Le couloir franchi, les difficultés « techniques » sont terminées. Au poteau de fer (G), on oblique à gauche pour atteindre le col (II) — marqué de deux cairns — par une légère pente de pierrailles. Le panorama, inutile de le vanter. Aucun col routier ne peut montrer d’aussi près, semblables merveilles dont le clou est la muraille rouge d’Ailefroide, agrémentée d’un glacier suspendu invraisemblable, que l’audacieux Loustalot — mort depuis à la Verte — avait remonté un jour ; glacier qui m’est cher, parce que, le jour de la tempête, il avait consenti à se montrer pendant une demi-seconde et m’avait fait retrouver mon orientation.
Du col de la Temple, on aperçoit la vallée du Vénéon, et ce qui est plus rassurant, le commencement du bon sentier muletier (I) conduisant à la Bérarde. Ce sentier est en bas, à droite. Du col, on l’atteint en descendant le petit glacier de la Temple, un névé plutôt, fort débonnaire et jamais crevassé, à moins que l’on baptise crevasses des petites fentes, dans la glace rugueuse, au fond desquelles un bain de pied tout juste pourrait être pris. Le sentier serpente jusqu’au refuge Temple-Ecrins (alt. 2.450 mètres) (J), atteint celui du Carrelet (alt. 2.070 mètres) (K), où je ne conseille pas de coucher, et enfin arrive au plan du Carrelet (L) à peu près plat, comme son nom l’indique, et l’on peut rouler à bicyclette jusqu’à la descente sur la Bérarde (M).

J’ai l’impression que la traversée de la Temple ne doit pas exiger plus d’une heure de portage en trois endroits 1 après la branche des Avalanches : 2 dans le couloir terminal ; 3" du col au sentier du refuge Temple-Ecrins. Des cols muletiers moins prestigieux prestigieux que celui-là ont exigé des efforts pour le moins semblables, notamment jadis à l’Iseran, quand il y avait de la neige. Ajoutons, pour rassurer les incrédules, qu’il est extrêmement difficile de se casser la figure au col de la Temple. Toutefois, on fera bien de ne pas s’engager à deux caravanes dans le couloir (F), à cause des pierres généralement expédiées par les gens d’en haut. Des chaussures à clous me parais- sent de rigueur et un piolet (au moins un pour deux) pourra servir sans être indispensable. A défaut, chacun une solide canne ferrée coûtant moins cher qu’un piolet et que l’on pourra, à l’arrivée à la Bérarde, flanquer dans le Vénéon, si l’on continue le voyage à vélo et que l’on ne désire pas s’embarrasser. Il est difficile de donner un horaire.

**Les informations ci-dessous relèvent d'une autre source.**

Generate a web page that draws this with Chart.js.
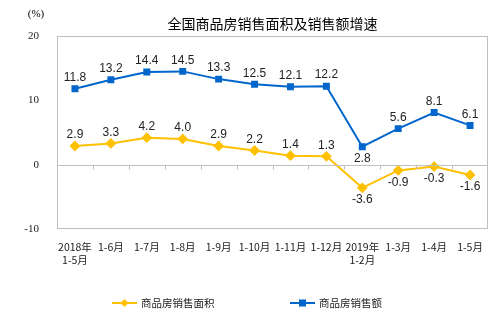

De Cézanne à Temple-Ecrins, un bon marcheur met 6 heures. Avec une bicyclette, il faut bien multiplier par deux, sans garantie évidemment. Si on craint la nuit, je dirai que l’on peut aller du refuge Cézanne au glacier des Avalanches dans l’obscurité, ainsi que du glacier de la Temple à la Bérarde.

Je n’ai pas décrit tout au long cet itinéraire afin de provoquer un exploit sans lendemain. Évidemment, deux ou trois camarades décidés pourraient transporter un vélo de piste dé- monté au sommet du Mont-Blanc et s’y faire photographier. Cela ne rimerait absolument à rien. D’ailleurs, au temps de Saussure, et même bien après, les alpinistes partaient avec d’énormes échelles plus encombrantes qu’une bicyclette.

Rappelons également qu’un guide, le grand Jorasse, si j’ai bonne mémoire, a porté sur ses épaules, de Chamonix aux Bosses (plus de 3.000 mètres d’élévation) la poutre maîtresse de la cabane Vallot. Elle pesait tout simplement quatre-vingt-douze kilos !

On reconnaîtra que la traversée du massif des Ecrins-Pelvoux présente un intérêt certain et mérite la peine d’être tentée. Elle demande de l’audace, de la prudence et surtout du courage. J’ai la ferme conviction qu’elle n’est pas impossible. Si, en 1937, je retrouvais ma santé, qui sait si je n’essayerais pas...
G. GRILLOT


[1A notre connaissance, aucun cyclotouriste n’a traversé le massif des Ecrins-Pelvoux accompagné de sa machine.

[2Les lettres majuscules placées dans cette description aux points principaux se retrouvent en bonne place dans le topo itinéraire.